Energy from water – Contaminated water can be regenerated while simultaneously producing energy (electrical or chemical). Further development of biocompatible electrodes, selective membranes, and activated electrodes are subjects where nanotechnology can contribute greatly.
Re-use of salt water – The treatment by bioconversion under high salt concentrations, in order to re-use clean salt water or safely dispose clean salt water. Nanotechnology can provide corrosion resistant materials and surfaces that are required for these processes.
Desalination – The development of selective membranes for ion selective processes.
Here, additional fundamental insight is required to understand charge selective separation processes better.
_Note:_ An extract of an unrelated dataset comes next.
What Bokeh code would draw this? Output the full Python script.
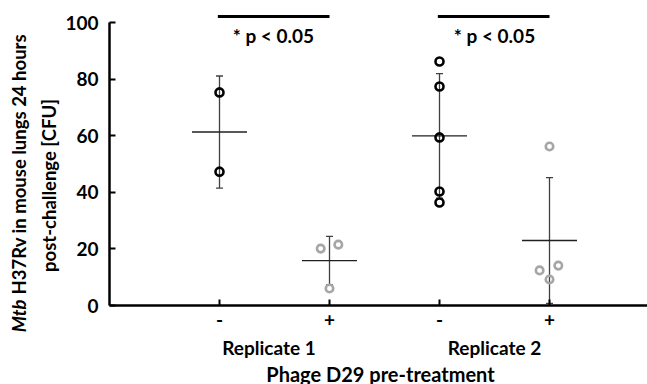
import numpy as np
from bokeh.plotting import figure
from bokeh.models import Range1d, FixedTicker, Label
from bokeh.embed import file_html
from bokeh.resources import INLINE

# ---- data ----
group_x = [1, 2, 3, 4]
tick_labels = ["-", "+", "-", "+"]
replicate_labels = ["Replicate 1", "Replicate 2"]
rep1_minus = [75.3, 47.3]
rep1_plus = [20.1, 21.5, 6.0]
rep2_minus = [86.2, 77.4, 59.4, 40.3, 36.4]
rep2_plus = [12.4, 9.2, 14.1, 56.2]
rep1_plus_jitter = [-0.08, 0.08, 0.0]
rep2_plus_jitter = [-0.09, 0.0, 0.08, 0.0]
y_ticks = [0, 20, 40, 60, 80, 100]
sig_text = "* p < 0.05"
x_title = "Phage D29 pre-treatment"
y_title_italic = "Mtb"
y_title_1 = "H37Rv in mouse lungs 24 hours"
y_title_2 = "post-challenge [CFU]"

FONT = "Lato"
FS = "19px"
FS_Y = "18.5px"
W, H = 647, 384
# pixel geometry of the reference axes
X0_PX, X1_PX = 109, 219          # x=0 and x=1
Y0_PX, Y100_PX = 305, 22         # y=0 and y=100
xs = (X1_PX - X0_PX)             # px per x unit
ys = (Y0_PX - Y100_PX) / 100.0   # px per y unit

def dx(px):
    return (px - X0_PX) / xs

def dy(py):
    return (Y0_PX - py) / ys

p = figure(width=W, height=H, x_range=Range1d(dx(0), dx(W)), y_range=Range1d(dy(H), dy(0)),
           output_backend="svg", toolbar_location=None,
           min_border=0, min_border_left=0, min_border_right=0, min_border_top=0,
           min_border_bottom=0)
p.outline_line_color = None
p.grid.visible = False
p.background_fill_color = "white"
p.border_fill_color = "white"

# axes, drawn at the data origin
p.xaxis.fixed_location = 0
p.yaxis.fixed_location = 0
p.yaxis.ticker = FixedTicker(ticks=y_ticks)
p.yaxis.bounds = (0, 100)
p.xaxis.bounds = (0, dx(W))
p.xaxis.ticker = FixedTicker(ticks=group_x)
p.xaxis.major_label_overrides = {k: v for k, v in zip(group_x, tick_labels)}
for ax in (p.xaxis, p.yaxis):
    ax.axis_line_width = 2.5
    ax.axis_line_color = "black"
    ax.major_tick_in = 6
    ax.major_tick_out = 0
    ax.major_tick_line_width = 2
    ax.major_tick_line_color = "black"
    ax.minor_tick_line_color = None
    ax.major_label_text_font = FONT
    ax.major_label_text_font_style = "bold"
    ax.major_label_text_font_size = FS
    ax.major_label_text_color = "black"
p.yaxis.major_label_standoff = 11
p.xaxis.major_label_standoff = 7

# stats (mean +/- SD)
all_groups = [rep1_minus, rep1_plus, rep2_minus, rep2_plus]
means = [float(np.mean(g)) for g in all_groups]
sds = [float(np.std(g, ddof=1)) for g in all_groups]
lo = [m - s for m, s in zip(means, sds)]
hi = [m + s for m, s in zip(means, sds)]

ERR = "#404040"
cap = 0.032
half = 0.25
p.segment(x0=group_x, y0=lo, x1=group_x, y1=hi, line_color=ERR, line_width=1.3)
p.segment(x0=[x - cap for x in group_x], y0=hi, x1=[x + cap for x in group_x], y1=hi,
          line_color=ERR, line_width=1.3)
p.segment(x0=[x - cap for x in group_x], y0=lo, x1=[x + cap for x in group_x], y1=lo,
          line_color=ERR, line_width=1.3)
p.segment(x0=[x - half for x in group_x], y0=means, x1=[x + half for x in group_x], y1=means,
          line_color="#202020", line_width=1.3)

# points
bx = [group_x[0]] * len(rep1_minus) + [group_x[2]] * len(rep2_minus)
by = rep1_minus + rep2_minus
gx = [group_x[1] + j for j in rep1_plus_jitter] + [group_x[3] + j for j in rep2_plus_jitter]
gy = rep1_plus + rep2_plus
p.scatter(bx, by, marker="circle", size=8, fill_color=None, line_color="black", line_width=2.6)
p.scatter(gx, gy, marker="circle", size=7.5, fill_color=None, line_color="#a6a6a6", line_width=2.6)

# significance bars
sig_y = dy(16)
p.segment(x0=[group_x[0] - 0.015, group_x[2] - 0.015], y0=[sig_y, sig_y],
          x1=[group_x[1], group_x[3]], y1=[sig_y, sig_y],
          line_color="black", line_width=3)
for cx in (1.49, 3.50):
    p.add_layout(Label(x=cx, y=dy(35), text=sig_text, text_font=FONT, text_font_style="bold",
                       text_font_size=FS, text_align="center", text_baseline="middle",
                       text_color="black"))

# replicate labels and x title
for cx, t in zip((1.45, 3.5), replicate_labels):
    p.add_layout(Label(x=cx, y=dy(347), text=t, text_font=FONT, text_font_style="bold",
                       text_font_size=FS, text_align="center", text_baseline="middle",
                       text_color="black"))
p.add_layout(Label(x=dx(380), y=dy(373), text=x_title, text_font=FONT, text_font_style="bold",
                   text_font_size="20px", text_align="center", text_baseline="middle",
                   text_color="black"))

# y title
p.add_layout(Label(x=dx(18), y=dy(299), text=y_title_italic, angle=np.pi / 2, text_font=FONT,
                   text_font_style="bold italic", text_font_size=FS_Y, text_align="right",
                   text_baseline="middle", text_color="black"))
p.add_layout(Label(x=dx(18), y=dy(294), text=y_title_1, angle=np.pi / 2,
                   text_font=FONT, text_font_style="bold", text_font_size=FS_Y,
                   text_align="left", text_baseline="middle", text_color="black"))
p.add_layout(Label(x=dx(48), y=dy(185), text=y_title_2, angle=np.pi / 2,
                   text_font=FONT, text_font_style="bold", text_font_size=FS_Y,
                   text_align="center", text_baseline="middle", text_color="black"))

open("out.html", "w").write(file_html(p, INLINE))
Alternative desalination processes, including adsorption processes that exploit functionalised nanoparticles and coatings, are also considered.
Sensor/detection systems and processing – The development of sensors and diagnostic kits able to measure the quality of food faster and cheaper than existing methods, to monitor the production process and to detect microbial and other types of contamination in time. Secondly, the field engages in the downscaling of the production and preparation of food. This can be done in the form of devices that are operating locally, on the farm or at the consumer’s home (filtering, mixing, emulsifying, individualised food). Installing those units in parallel allows upscaling, creating flexible central production units.
Emulsions, texture and delivery systems – The manufacture of foodstuffs with a different texture and/or composition. It may be done through double emulsions (waterin- fat-in-water). It thus becomes possible to prepare ingredients with a very low fat content. Delivery systems are applied for which functional ingredients such as vitamins are released in carefully controlled doses, under control of a programme, for example during eating (aromatic substances) or in the body (delicate nutrients). In addition, improving the solubility of nutrients or medicines through nano-encapsulation can boost their effectiveness.
Packaging & Logistics – This topic is approached in two different ways. The first approach focuses on ingredients for the improved wrapping of food, for example to protect it against oxidation or light. The second one couples the packaging to sensors and/or RFIDs. Sensors can point out the status of the product in the packaging and, where possible, even correct it in combination with actuators. RFIDs can carry data about the composition, origin and/or actual status of the food (such as vitamin content or hardness of fruit). (pp. 26 – 31)
The roadmap gives a pretty comprehensive overview given that it’s only 38 pp. long. There’s also a section on Risk Analysis and Technology Assessment but this post is already so you’ll have to check that out for yourself.